Work required = Scan the entries below. List each line with "Generate".

Input for this task =
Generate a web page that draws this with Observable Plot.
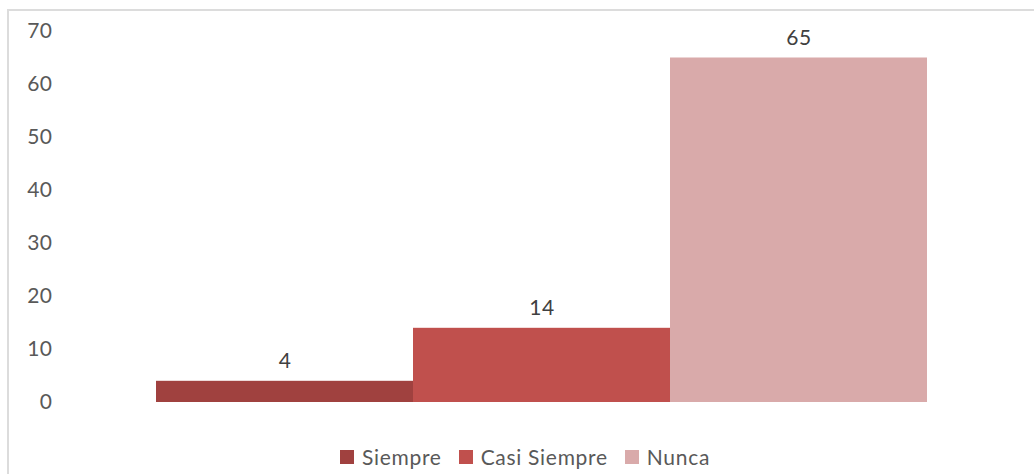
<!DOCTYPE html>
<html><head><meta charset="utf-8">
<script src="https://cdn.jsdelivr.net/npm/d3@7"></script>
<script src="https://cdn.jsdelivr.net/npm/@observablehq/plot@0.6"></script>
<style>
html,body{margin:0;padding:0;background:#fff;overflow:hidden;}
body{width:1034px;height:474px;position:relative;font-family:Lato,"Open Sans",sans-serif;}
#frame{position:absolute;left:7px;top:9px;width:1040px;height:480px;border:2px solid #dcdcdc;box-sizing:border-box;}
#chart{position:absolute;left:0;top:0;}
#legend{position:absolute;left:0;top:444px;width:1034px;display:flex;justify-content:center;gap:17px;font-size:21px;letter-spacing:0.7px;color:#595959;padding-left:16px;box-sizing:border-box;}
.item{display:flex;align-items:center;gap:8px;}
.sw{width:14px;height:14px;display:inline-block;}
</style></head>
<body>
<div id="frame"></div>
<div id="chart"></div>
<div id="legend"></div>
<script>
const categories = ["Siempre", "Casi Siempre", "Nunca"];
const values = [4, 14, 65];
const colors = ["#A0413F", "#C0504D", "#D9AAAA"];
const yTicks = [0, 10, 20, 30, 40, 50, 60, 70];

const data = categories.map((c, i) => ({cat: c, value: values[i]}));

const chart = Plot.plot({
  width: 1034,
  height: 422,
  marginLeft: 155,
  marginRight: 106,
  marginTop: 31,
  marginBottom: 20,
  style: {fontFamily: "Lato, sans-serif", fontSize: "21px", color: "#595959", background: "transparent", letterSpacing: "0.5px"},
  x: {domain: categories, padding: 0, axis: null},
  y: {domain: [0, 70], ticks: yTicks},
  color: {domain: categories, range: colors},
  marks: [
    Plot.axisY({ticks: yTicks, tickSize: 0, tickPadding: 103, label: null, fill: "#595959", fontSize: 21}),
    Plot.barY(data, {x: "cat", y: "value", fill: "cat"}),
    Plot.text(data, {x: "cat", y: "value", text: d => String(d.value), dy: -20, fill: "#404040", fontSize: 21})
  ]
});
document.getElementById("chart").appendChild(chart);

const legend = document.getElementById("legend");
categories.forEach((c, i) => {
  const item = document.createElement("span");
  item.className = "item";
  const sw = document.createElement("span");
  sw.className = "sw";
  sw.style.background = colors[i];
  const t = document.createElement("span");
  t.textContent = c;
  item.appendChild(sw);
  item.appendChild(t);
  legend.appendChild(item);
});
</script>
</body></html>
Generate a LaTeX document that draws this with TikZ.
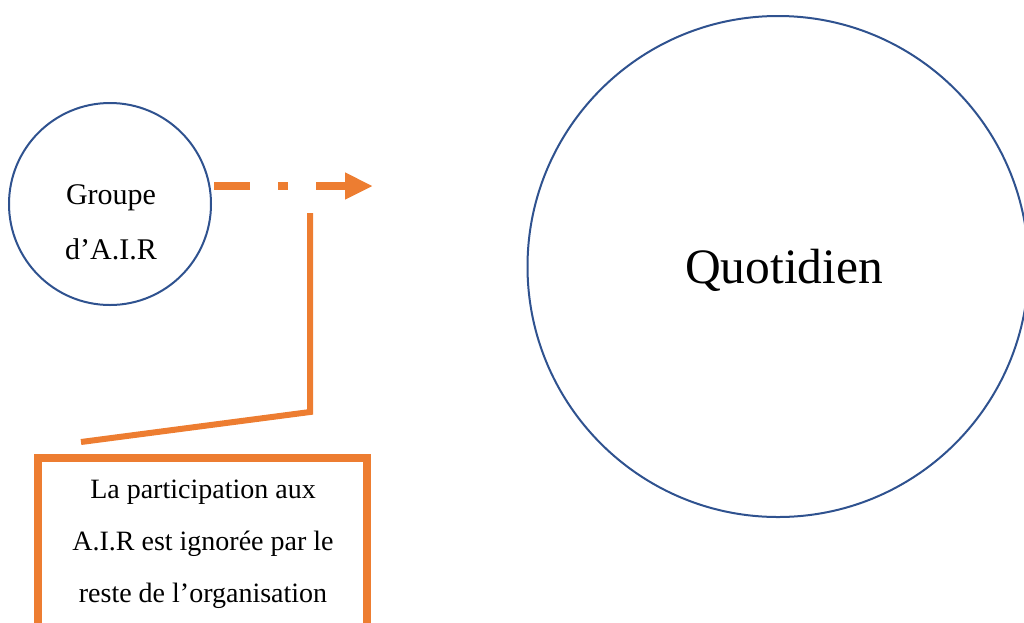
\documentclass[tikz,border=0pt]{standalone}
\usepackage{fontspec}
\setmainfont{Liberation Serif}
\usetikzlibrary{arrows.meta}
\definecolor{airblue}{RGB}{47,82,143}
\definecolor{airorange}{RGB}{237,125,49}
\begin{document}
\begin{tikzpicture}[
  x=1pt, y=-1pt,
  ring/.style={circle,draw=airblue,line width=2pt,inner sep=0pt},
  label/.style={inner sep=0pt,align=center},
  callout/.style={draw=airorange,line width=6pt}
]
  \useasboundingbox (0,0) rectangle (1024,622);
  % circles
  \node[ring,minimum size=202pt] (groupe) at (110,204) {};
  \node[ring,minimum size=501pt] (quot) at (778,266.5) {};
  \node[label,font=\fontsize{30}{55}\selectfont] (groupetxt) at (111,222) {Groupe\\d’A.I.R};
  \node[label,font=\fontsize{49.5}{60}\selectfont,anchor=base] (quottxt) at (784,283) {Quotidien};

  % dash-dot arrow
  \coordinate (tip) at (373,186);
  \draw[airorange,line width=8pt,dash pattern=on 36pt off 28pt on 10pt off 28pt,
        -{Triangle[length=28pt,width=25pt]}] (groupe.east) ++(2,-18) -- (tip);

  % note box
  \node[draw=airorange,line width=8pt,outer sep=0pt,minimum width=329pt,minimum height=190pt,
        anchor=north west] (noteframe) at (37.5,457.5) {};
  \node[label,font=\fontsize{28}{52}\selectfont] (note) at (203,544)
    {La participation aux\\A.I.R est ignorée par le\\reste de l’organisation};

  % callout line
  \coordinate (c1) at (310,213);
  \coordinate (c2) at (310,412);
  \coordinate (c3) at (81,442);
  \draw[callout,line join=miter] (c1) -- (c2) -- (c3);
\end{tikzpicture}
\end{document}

Exercise output =
Generate a web page that draws this with Observable Plot.
Generate a LaTeX document that draws this with TikZ.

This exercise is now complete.